Given the longevity of your service in admissions, are there any characteristics of Einstein students and alumni which make them stand out/special?

"I've heard from our own students and faculty, 'This is an Einstein student' but it’s hard to define it. We know it when we see it but how we classify that, I don't know. Maybe that person who talks about the marginalized population of the Bronx, the person who wears their heart on their sleeve. They really want to change the world. I heard from a residency director at a peer institution, an old friend of mine –He called me one day and said, "I just interviewed one of your students for residency and there's nothing like an Einstein student. I'll take them over any other students any day.’ The training is not to be beat in terms of what the students are getting clinically.”

"I just interviewed one of your students for residency and there’s nothing like an Einstein student. I'll take them over any other students any day."

Tell us about the new class of 2025.

“How do we get through nearly 10,000 applications? We’re not looking just for ‘brains on stilts’. We were one of the first schools to go with compentency-based admissions back in 2014. We talked about the importance of demonstrating a history of clinical experience and maturity and communication skills and cultural competency.”

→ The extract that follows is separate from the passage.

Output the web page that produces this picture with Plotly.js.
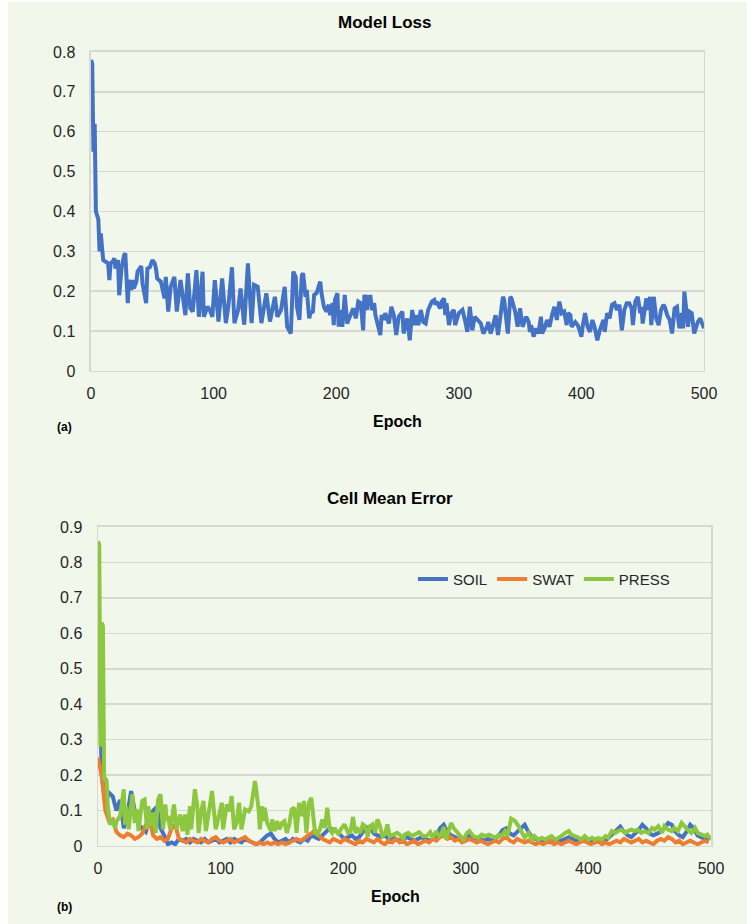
<!DOCTYPE html>
<html>
<head>
<meta charset="utf-8">
<script src="https://cdn.plot.ly/plotly-3.0.1.min.js"></script>
<style>
  html, body { margin: 0; padding: 0; background: #ffffff; }
  #chart { position: absolute; left: 8px; top: 2px; width: 739px; height: 922px; }
</style>
</head>
<body>
<div id="chart"></div>
<script>
// ---------- Data: (a) Model Loss ----------
const lossEpoch = [
  0,1,2,3,4,5,6,7,8,9,10,12,14,15,16,18,19,20,22,23,25,27,28,30,31,33,34,35,37,38,
  41,42,45,46,48,50,52,53,54,57,60,61,63,65,68,70,73,77,79,81,83,86,88,91,92,95,97,99,101,104,
  107,110,112,115,117,120,122,125,128,131,133,136,139,143,146,150,152,155,158,160,163,165,167,168,170,172,173,175,176,178,
  179,181,182,184,187,188,190,192,194,195,197,198,199,201,202,203,205,207,209,210,212,214,216,217,218,220,222,223,225,226,
  228,229,231,232,234,236,237,239,240,243,245,247,249,251,254,255,258,259,260,262,264,266,267,269,271,273,275,278,280,281,
  282,284,285,286,288,289,290,292,294,296,297,300,303,305,307,309,311,313,315,318,320,323,324,326,328,330,332,335,336,337,
  340,342,343,346,348,350,352,355,357,358,359,361,363,365,367,368,370,372,374,376,378,380,382,384,386,388,389,391,392,395,
  397,399,400,401,403,405,407,409,411,413,415,418,419,421,423,425,427,429,431,433,435,437,439,441,442,444,446,448,449,450,
  452,453,454,456,457,459,461,463,465,467,468,470,472,474,476,478,479,480,482,483,484,486,487,488,490,491,492,495,497,498,
  500
];
const lossValue = [
  0.78,0.77,0.55,0.62,0.40,0.39,0.38,0.30,0.345,0.31,0.278,0.274,0.27,0.228,0.27,0.275,0.283,0.257,0.278,0.19,0.26,0.29,0.295,0.17,0.228,0.203,0.228,0.207,0.224,0.249,
  0.263,0.22,0.17,0.257,0.26,0.278,0.27,0.257,0.232,0.224,0.182,0.236,0.149,0.211,0.236,0.149,0.228,0.14,0.245,0.157,0.149,0.253,0.136,0.249,0.136,0.161,0.153,0.136,0.228,0.124,
  0.232,0.12,0.161,0.26,0.12,0.153,0.207,0.116,0.27,0.12,0.216,0.211,0.12,0.195,0.124,0.186,0.136,0.153,0.211,0.111,0.094,0.249,0.236,0.161,0.128,0.24,0.245,0.186,0.203,0.132,
  0.145,0.149,0.191,0.195,0.224,0.195,0.161,0.149,0.166,0.14,0.17,0.115,0.178,0.195,0.111,0.153,0.111,0.191,0.119,0.128,0.145,0.157,0.132,0.153,0.174,0.17,0.102,0.191,0.153,0.186,
  0.186,0.153,0.17,0.14,0.119,0.09,0.14,0.128,0.145,0.119,0.161,0.14,0.09,0.136,0.149,0.094,0.132,0.098,0.077,0.153,0.115,0.14,0.115,0.153,0.123,0.119,0.153,0.174,0.178,0.166,
  0.174,0.161,0.157,0.174,0.182,0.14,0.17,0.115,0.145,0.153,0.115,0.145,0.153,0.128,0.098,0.161,0.102,0.136,0.128,0.119,0.094,0.111,0.123,0.094,0.115,0.14,0.09,0.178,0.186,0.178,
  0.094,0.186,0.182,0.149,0.111,0.157,0.111,0.136,0.123,0.098,0.115,0.086,0.107,0.094,0.136,0.094,0.107,0.128,0.111,0.14,0.161,0.128,0.174,0.145,0.149,0.115,0.145,0.14,0.111,0.123,
  0.115,0.098,0.086,0.111,0.145,0.111,0.098,0.128,0.107,0.077,0.102,0.128,0.098,0.145,0.132,0.166,0.17,0.153,0.166,0.102,0.153,0.17,0.17,0.157,0.115,0.174,0.186,0.145,0.161,0.119,
  0.174,0.182,0.153,0.186,0.115,0.186,0.132,0.115,0.153,0.166,0.161,0.14,0.128,0.094,0.157,0.161,0.128,0.107,0.145,0.107,0.199,0.145,0.111,0.149,0.145,0.119,0.094,0.123,0.132,0.123,
  0.107
];

// ---------- Data: (b) Cell Mean Error ----------
// SOIL and SWAT sampled every 3 epochs starting at epoch 0
const soilValue = [
  0.72,0.2,0.12,0.15,0.14,0.10,0.13,0.05,0.09,0.155,
  0.10,0.06,0.05,0.04,0.07,0.10,0.11,0.05,0.03,0.005,
  0.01,0.005,0.02,0.015,0.02,0.01,0.02,0.015,0.01,0.02,
  0.01,0.015,0.02,0.01,0.015,0.02,0.01,0.02,0.015,0.01,
  0.02,0.015,0.01,0.005,0.01,0.02,0.03,0.035,0.02,0.01,
  0.015,0.02,0.01,0.02,0.015,0.01,0.02,0.015,0.03,0.025,
  0.02,0.03,0.04,0.05,0.045,0.04,0.03,0.02,0.025,0.03,
  0.02,0.025,0.04,0.05,0.055,0.035,0.03,0.025,0.03,0.02,
  0.025,0.02,0.015,0.02,0.025,0.02,0.015,0.02,0.025,0.02,
  0.015,0.02,0.03,0.05,0.06,0.04,0.03,0.025,0.02,0.015,
  0.02,0.03,0.025,0.02,0.02,0.015,0.02,0.015,0.02,0.03,
  0.045,0.05,0.035,0.03,0.04,0.05,0.06,0.04,0.025,0.02,
  0.015,0.02,0.015,0.01,0.015,0.02,0.015,0.02,0.025,0.02,
  0.015,0.02,0.015,0.02,0.015,0.01,0.015,0.02,0.015,0.025,
  0.035,0.045,0.055,0.04,0.03,0.025,0.035,0.045,0.06,0.05,
  0.035,0.03,0.035,0.04,0.05,0.065,0.06,0.04,0.03,0.025,
  0.04,0.06,0.05,0.03,0.025,0.02,0.015
];
const swatValue = [
  0.25,0.2,0.1,0.07,0.075,0.04,0.03,0.025,0.035,0.03,
  0.02,0.025,0.035,0.06,0.075,0.03,0.02,0.025,0.015,0.02,
  0.05,0.06,0.02,0.015,0.01,0.02,0.015,0.01,0.02,0.015,
  0.01,0.02,0.025,0.015,0.01,0.015,0.02,0.01,0.015,0.02,
  0.025,0.015,0.01,0.005,0.01,0.005,0.01,0.005,0.01,0.005,
  0.01,0.005,0.01,0.015,0.02,0.015,0.02,0.03,0.035,0.045,
  0.03,0.02,0.015,0.01,0.02,0.015,0.01,0.02,0.015,0.01,
  0.005,0.015,0.01,0.02,0.015,0.01,0.02,0.01,0.005,0.015,
  0.01,0.02,0.01,0.015,0.005,0.01,0.015,0.005,0.01,0.015,
  0.01,0.02,0.015,0.025,0.03,0.02,0.025,0.015,0.02,0.01,
  0.015,0.02,0.015,0.01,0.015,0.01,0.005,0.01,0.015,0.01,
  0.02,0.025,0.015,0.01,0.02,0.015,0.01,0.015,0.01,0.005,
  0.01,0.005,0.01,0.015,0.005,0.01,0.005,0.01,0.015,0.01,
  0.005,0.01,0.015,0.01,0.005,0.01,0.015,0.005,0.01,0.005,
  0.01,0.015,0.01,0.02,0.015,0.01,0.015,0.02,0.01,0.015,
  0.01,0.005,0.015,0.02,0.015,0.025,0.02,0.01,0.015,0.005,
  0.01,0.015,0.01,0.005,0.01,0.015,0.01
];
const pressEpoch = [
  0,1,2,3,4,5,6,7,8,9,10,12,14,15,18,21,22,23,25,26,28,30,32,33,36,38,40,41,43,45,
  47,49,51,53,55,56,57,59,62,64,67,69,71,73,75,76,79,81,82,84,86,88,90,93,95,96,98,101,102,105,
  107,109,111,113,115,117,120,123,125,127,128,129,131,132,134,135,136,138,139,141,142,144,146,148,150,152,154,156,158,160,
  162,164,166,168,170,172,174,176,177,179,181,183,185,187,189,191,193,196,198,201,204,206,208,210,212,214,216,218,220,222,
  224,226,228,230,232,234,236,238,241,244,246,249,250,253,256,259,262,265,268,271,273,276,278,280,282,284,288,290,292,295,
  298,301,303,306,310,313,316,319,322,324,327,329,332,334,337,340,343,345,348,351,354,356,359,362,365,367,370,373,376,378,
  381,384,386,389,392,394,397,400,403,405,408,411,414,416,419,422,424,427,430,432,435,438,440,443,446,449,452,454,457,460,
  462,465,468,470,473,476,479,481,484,487,489,492,495,497,500
];
const pressValue = [
  0.86,0.85,0.28,0.63,0.62,0.19,0.19,0.185,0.11,0.075,0.06,0.075,0.05,0.07,0.084,0.16,0.06,0.112,0.047,0.08,0.146,0.065,0.103,0.042,0.127,0.131,0.047,0.112,0.056,0.094,
  0.037,0.131,0.146,0.047,0.117,0.07,0.084,0.047,0.117,0.047,0.089,0.042,0.089,0.032,0.112,0.047,0.16,0.112,0.037,0.094,0.127,0.042,0.084,0.155,0.084,0.047,0.075,0.122,0.047,0.117,
  0.098,0.141,0.047,0.065,0.122,0.047,0.103,0.098,0.112,0.169,0.183,0.16,0.103,0.047,0.112,0.07,0.108,0.065,0.056,0.042,0.075,0.042,0.07,0.047,0.065,0.07,0.037,0.061,0.103,0.108,
  0.037,0.122,0.084,0.127,0.037,0.122,0.136,0.075,0.037,0.032,0.047,0.075,0.051,0.108,0.047,0.037,0.051,0.032,0.047,0.061,0.037,0.042,0.082,0.037,0.047,0.037,0.061,0.056,0.027,0.056,
  0.061,0.037,0.075,0.056,0.027,0.032,0.061,0.027,0.032,0.037,0.032,0.018,0.032,0.037,0.028,0.032,0.039,0.028,0.028,0.039,0.023,0.042,0.028,0.032,0.054,0.018,0.065,0.051,0.042,0.028,
  0.018,0.037,0.042,0.028,0.023,0.032,0.028,0.032,0.028,0.023,0.032,0.028,0.042,0.028,0.077,0.071,0.056,0.042,0.023,0.037,0.018,0.028,0.018,0.023,0.018,0.023,0.028,0.018,0.023,0.028,
  0.037,0.042,0.032,0.028,0.023,0.018,0.028,0.018,0.023,0.018,0.023,0.018,0.028,0.023,0.042,0.037,0.042,0.046,0.037,0.042,0.046,0.042,0.046,0.037,0.042,0.037,0.051,0.046,0.056,0.037,
  0.056,0.046,0.042,0.051,0.042,0.065,0.051,0.046,0.037,0.051,0.037,0.032,0.028,0.032,0.018
];

const seriesNames = ['SOIL', 'SWAT', 'PRESS'];
const xTicks = [0, 100, 200, 300, 400, 500];

// ---------- Styling ----------
const BG = '#f2f7ec';
const GRID = '#d5d9d0';
const FONT = 'Liberation Sans, Arial, sans-serif';
const TICKCOL = '#262626';

function axisX(domain, anchor) {
  return {
    domain: domain, anchor: anchor, range: [0, 500],
    tickvals: xTicks, ticktext: xTicks.map(String),
    showgrid: false, zeroline: false,
    showline: true, linecolor: GRID, linewidth: 1.5, mirror: true,
    ticks: 'outside', ticklen: 7, tickcolor: 'rgba(0,0,0,0)',
    tickfont: {family: FONT, size: 16, color: TICKCOL},
    fixedrange: true
  };
}
function axisY(domain, anchor, maxv) {
  return {
    domain: domain, anchor: anchor, range: [0, maxv], dtick: 0.1, tick0: 0,
    showgrid: true, gridcolor: GRID, gridwidth: 1.5, zeroline: false,
    showline: true, linecolor: GRID, linewidth: 1.5, mirror: true,
    ticks: 'outside', ticklen: 11, tickcolor: 'rgba(0,0,0,0)',
    tickfont: {family: FONT, size: 16, color: TICKCOL},
    fixedrange: true
  };
}

const traces = [
  {x: lossEpoch, y: lossValue, xaxis: 'x', yaxis: 'y', type: 'scatter', mode: 'lines',
   line: {color: '#4472c4', width: 4}, showlegend: false, name: 'Loss'},
  {y: soilValue, x0: 0, dx: 3, xaxis: 'x2', yaxis: 'y2', type: 'scatter', mode: 'lines',
   line: {color: '#4472c4', width: 4}, name: seriesNames[0]},
  {y: swatValue, x0: 0, dx: 3, xaxis: 'x2', yaxis: 'y2', type: 'scatter', mode: 'lines',
   line: {color: '#ed7d31', width: 4}, name: seriesNames[1]},
  {x: pressEpoch, y: pressValue, xaxis: 'x2', yaxis: 'y2', type: 'scatter', mode: 'lines',
   line: {color: '#8dc63f', width: 4}, name: seriesNames[2]}
];

const ann = (text, x, y, size, bold) => ({
  text: bold ? '<b>' + text + '</b>' : text, x: x, y: y, xref: 'paper', yref: 'paper',
  xanchor: 'center', yanchor: 'middle', showarrow: false,
  font: {family: FONT, size: size, color: '#000000'}
});

const layout = {
  width: 739, height: 922,
  paper_bgcolor: BG, plot_bgcolor: BG,
  margin: {l: 0, r: 0, t: 0, b: 0, pad: 0},
  xaxis: axisX([0.1123, 0.9418], 'y'),
  yaxis: axisY([0.5998, 0.9458], 'x', 0.8),
  xaxis2: axisX([0.1218, 0.9513], 'y2'),
  yaxis2: axisY([0.0846, 0.4306], 'x2', 0.9),
  showlegend: true,
  legend: {
    orientation: 'h', x: 0.548, y: 0.374, xanchor: 'left', yanchor: 'middle',
    bgcolor: 'rgba(0,0,0,0)', font: {family: FONT, size: 15, color: TICKCOL},
    tracegroupgap: 0
  },
  annotations: [
    ann('Model Loss', 0.5101, 0.9783, 17, true),
    ann('Epoch', 0.5264, 0.5445, 16, true),
    ann('(a)', 0.0771, 0.5390, 12, true),
    ann('Cell Mean Error', 0.5169, 0.4620, 17, true),
    ann('Epoch', 0.525, 0.0293, 16, true),
    ann('(b)', 0.0771, 0.0184, 12, true)
  ]
};

Plotly.newPlot('chart', traces, layout, {staticPlot: true, displayModeBar: false});
</script>
</body>
</html>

What do you do in your spare time?

“I don’t have that much spare time. I would say I get up at 5’oclock and start working. If I can get out the door at 5am or 6am to go running, that’s terrific. I consider that a great thing. I’m building a house with my partner, Tom, in Saratoga. I designed it and he is actually building it so that’s my hobby when I do have a spare moment. I saw this house in my head and got a friend who’s an architect to put it on paper. We’ve been building it for five years and hope to have it done by early next year.”

As our conversation came to an end, Noreen shared a few more thoughts on her experience at the medical school: “I have learned so much at Einstein. The spirit, the way of Einstein, the people I have had the pleasure and the honor of working with, everyone’s a teacher to me. I am so blessed to have this job. I look at the applications from students who are so smart and so accomplished in every way, shape and form. They are an amazing group of human beings and I thank the Lord that we have so many people who want to do this for a living.”